The hundreds of Diaolou in southern Guangdong are western-influenced and often flamboyant defensive houses and towers, an unexpected sight amongst the paddy fields and modest villages of this rural area. The late 19th century had seen a series of tribal wars between two local groups, the Hakka and the Punti, and banditry became rife. The Diaolou were built as protection although, given the degree of architectural variation, some were clearly far more than purely functional, marking out those behind them as men of culture and wealth.

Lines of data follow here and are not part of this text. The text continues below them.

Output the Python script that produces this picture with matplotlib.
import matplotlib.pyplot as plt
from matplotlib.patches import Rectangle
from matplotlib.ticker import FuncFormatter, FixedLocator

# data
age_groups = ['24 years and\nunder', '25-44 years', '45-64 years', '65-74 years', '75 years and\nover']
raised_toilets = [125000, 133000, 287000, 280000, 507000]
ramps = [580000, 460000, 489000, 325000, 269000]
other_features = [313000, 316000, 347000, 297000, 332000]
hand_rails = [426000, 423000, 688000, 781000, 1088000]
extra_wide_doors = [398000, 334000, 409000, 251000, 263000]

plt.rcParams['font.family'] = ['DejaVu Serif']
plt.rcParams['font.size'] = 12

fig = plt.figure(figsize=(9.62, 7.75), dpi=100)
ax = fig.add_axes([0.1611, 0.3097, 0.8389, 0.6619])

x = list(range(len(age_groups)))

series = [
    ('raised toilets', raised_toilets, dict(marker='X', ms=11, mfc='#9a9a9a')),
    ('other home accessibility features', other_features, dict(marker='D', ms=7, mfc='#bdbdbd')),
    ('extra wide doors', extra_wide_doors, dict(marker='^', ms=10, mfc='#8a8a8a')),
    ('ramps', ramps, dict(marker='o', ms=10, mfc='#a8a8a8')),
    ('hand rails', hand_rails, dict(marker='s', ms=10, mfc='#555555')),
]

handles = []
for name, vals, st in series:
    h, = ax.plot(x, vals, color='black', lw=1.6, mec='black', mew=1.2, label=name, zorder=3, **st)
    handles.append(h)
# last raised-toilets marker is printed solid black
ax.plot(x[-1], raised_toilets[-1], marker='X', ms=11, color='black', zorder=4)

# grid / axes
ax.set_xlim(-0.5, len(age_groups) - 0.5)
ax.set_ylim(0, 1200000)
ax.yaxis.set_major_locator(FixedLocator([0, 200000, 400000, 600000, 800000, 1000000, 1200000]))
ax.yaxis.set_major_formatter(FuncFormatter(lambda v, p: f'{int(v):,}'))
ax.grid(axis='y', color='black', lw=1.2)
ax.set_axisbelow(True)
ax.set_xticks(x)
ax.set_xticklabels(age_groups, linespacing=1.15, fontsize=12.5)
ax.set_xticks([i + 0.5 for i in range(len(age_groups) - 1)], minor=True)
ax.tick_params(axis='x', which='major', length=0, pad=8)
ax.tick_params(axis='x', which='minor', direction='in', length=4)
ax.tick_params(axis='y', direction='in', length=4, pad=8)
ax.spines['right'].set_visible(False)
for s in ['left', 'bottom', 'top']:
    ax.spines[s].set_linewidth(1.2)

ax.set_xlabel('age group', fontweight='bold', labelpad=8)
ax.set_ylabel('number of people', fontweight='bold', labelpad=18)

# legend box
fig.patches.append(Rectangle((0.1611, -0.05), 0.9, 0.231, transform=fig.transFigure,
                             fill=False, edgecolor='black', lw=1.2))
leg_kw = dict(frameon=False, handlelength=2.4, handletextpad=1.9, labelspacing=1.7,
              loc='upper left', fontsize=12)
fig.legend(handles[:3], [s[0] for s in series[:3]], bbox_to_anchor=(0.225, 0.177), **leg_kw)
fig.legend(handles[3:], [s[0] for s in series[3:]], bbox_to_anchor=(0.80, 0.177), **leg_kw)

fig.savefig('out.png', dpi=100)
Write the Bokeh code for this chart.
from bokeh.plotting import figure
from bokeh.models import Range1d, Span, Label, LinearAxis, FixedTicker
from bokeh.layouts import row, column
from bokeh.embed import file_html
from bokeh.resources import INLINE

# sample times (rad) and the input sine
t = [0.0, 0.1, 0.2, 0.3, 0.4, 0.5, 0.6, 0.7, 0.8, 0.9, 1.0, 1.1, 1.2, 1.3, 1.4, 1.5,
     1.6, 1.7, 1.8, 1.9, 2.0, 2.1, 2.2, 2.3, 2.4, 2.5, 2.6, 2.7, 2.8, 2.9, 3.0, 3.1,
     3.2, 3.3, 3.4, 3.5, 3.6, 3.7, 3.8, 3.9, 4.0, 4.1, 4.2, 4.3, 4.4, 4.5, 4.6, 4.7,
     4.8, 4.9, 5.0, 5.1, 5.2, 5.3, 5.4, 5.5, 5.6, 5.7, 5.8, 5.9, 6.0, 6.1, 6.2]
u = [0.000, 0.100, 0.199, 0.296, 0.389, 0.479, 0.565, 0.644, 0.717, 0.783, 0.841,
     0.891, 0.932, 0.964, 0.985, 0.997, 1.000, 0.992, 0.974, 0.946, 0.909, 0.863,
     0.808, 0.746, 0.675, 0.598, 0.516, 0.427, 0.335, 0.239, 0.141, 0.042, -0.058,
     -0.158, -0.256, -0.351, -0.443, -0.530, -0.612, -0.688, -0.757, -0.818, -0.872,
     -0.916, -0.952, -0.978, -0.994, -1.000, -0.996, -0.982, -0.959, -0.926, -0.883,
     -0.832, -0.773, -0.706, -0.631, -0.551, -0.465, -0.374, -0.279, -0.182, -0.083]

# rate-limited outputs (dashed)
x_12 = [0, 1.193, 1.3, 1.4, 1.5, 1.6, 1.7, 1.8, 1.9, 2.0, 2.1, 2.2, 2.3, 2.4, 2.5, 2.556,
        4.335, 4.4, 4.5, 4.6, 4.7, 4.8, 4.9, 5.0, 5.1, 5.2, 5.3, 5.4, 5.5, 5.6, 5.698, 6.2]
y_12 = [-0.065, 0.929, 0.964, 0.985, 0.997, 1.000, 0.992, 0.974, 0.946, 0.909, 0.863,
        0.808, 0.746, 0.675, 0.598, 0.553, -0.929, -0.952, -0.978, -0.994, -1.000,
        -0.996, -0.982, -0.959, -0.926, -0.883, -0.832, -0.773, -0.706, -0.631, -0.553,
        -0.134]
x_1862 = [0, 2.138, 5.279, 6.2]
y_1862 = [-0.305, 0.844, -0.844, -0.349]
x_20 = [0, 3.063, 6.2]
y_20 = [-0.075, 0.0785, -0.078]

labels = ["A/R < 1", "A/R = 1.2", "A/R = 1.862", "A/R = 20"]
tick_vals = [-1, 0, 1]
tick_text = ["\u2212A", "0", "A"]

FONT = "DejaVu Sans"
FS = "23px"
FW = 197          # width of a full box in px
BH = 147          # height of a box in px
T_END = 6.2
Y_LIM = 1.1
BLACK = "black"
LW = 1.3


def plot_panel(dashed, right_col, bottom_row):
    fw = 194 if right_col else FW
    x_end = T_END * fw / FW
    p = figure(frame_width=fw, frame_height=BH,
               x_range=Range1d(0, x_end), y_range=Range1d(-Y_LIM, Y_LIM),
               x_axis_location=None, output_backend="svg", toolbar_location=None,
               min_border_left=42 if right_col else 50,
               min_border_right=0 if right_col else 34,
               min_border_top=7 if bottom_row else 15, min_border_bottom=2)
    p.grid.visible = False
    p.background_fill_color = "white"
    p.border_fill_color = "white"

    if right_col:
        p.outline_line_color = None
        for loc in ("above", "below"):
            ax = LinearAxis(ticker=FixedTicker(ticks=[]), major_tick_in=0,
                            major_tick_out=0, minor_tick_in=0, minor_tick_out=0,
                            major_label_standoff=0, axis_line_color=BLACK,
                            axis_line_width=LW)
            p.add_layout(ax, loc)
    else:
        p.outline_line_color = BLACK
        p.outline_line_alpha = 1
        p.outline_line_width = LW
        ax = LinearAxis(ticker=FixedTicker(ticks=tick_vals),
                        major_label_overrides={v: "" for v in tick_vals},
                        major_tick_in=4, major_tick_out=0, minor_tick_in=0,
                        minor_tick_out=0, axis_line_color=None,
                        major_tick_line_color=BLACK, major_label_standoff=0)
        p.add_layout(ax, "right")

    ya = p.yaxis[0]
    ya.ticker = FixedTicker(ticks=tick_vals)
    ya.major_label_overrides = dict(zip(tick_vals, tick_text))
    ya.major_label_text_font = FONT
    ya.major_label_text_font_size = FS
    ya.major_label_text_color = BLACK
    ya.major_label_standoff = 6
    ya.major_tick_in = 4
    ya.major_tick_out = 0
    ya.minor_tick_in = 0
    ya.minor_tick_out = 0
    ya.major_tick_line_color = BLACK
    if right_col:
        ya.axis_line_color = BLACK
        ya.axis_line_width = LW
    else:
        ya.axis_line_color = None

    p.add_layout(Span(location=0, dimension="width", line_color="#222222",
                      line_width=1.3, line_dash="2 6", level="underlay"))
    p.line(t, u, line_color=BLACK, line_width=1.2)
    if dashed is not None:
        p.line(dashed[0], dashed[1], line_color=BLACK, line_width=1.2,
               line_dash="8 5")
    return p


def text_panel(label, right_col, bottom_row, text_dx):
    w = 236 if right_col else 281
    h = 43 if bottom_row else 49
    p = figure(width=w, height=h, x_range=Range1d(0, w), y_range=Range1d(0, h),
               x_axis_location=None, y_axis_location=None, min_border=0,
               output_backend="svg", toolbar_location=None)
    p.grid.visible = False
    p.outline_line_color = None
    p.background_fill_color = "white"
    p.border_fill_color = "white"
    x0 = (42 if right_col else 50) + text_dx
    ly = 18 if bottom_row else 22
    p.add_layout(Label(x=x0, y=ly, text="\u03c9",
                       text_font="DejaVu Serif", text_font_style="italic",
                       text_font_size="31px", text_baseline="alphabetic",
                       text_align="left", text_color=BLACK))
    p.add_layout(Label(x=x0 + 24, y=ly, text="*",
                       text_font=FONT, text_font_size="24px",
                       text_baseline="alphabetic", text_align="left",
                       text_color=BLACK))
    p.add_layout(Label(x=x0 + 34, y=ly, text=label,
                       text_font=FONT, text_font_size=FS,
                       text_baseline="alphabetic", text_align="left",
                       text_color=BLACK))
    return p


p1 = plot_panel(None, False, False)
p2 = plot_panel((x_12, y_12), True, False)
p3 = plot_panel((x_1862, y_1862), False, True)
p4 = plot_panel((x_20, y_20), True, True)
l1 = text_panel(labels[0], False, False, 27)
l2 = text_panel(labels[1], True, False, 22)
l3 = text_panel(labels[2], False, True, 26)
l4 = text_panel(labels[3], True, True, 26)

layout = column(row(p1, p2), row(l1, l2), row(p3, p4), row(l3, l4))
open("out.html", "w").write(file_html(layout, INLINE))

They were funded and inspired by locals who had gone abroad to work in the 19th and early 20th centuries, often in gold mining and on railways in America and Australia, and who had done well. Members of the Chinese diaspora trace their roots to most parts of China, but the small area of southern China that this talk will concentrate on played a disproportionately large role in that migration from the mid-19th century onward, and as a result, unusually large amounts of money were remitted back to home villages. We will also look at some of the stories of the emigrés themselves, sometimes shocking and often poignant.
Kirsty Norman trained as a conservator at the British Museum, and worked for many years in Turkey, the Arabian Gulf and Hong Kong, in museums, antiquities departments, and on archaeological sites. Her principal role during that period was as Head of Conservation for the national collection of Islamic art in Kuwait, where she spent 3-4 months of the year for 16 years. In this role she went to Baghdad in 1991, as part of the UN team charged with the recovery of Kuwait National Museum, looted during the 1st Gulf War. In 2004-6 she took a change of direction via a Masters in heritage management at UCL, and subsequently became Head of Site Management and Interpretation at the Centre for Applied Archaeology at UCL, and an external lecturer at the Institute of Archaeology in heritage philosophy and management. She is now retired – at least, from paid work – and is carrying out research in the Public Records Office in Hong Kong into her father’s career there (1941-1968) as a penal reformer, and the social and political background within which he worked.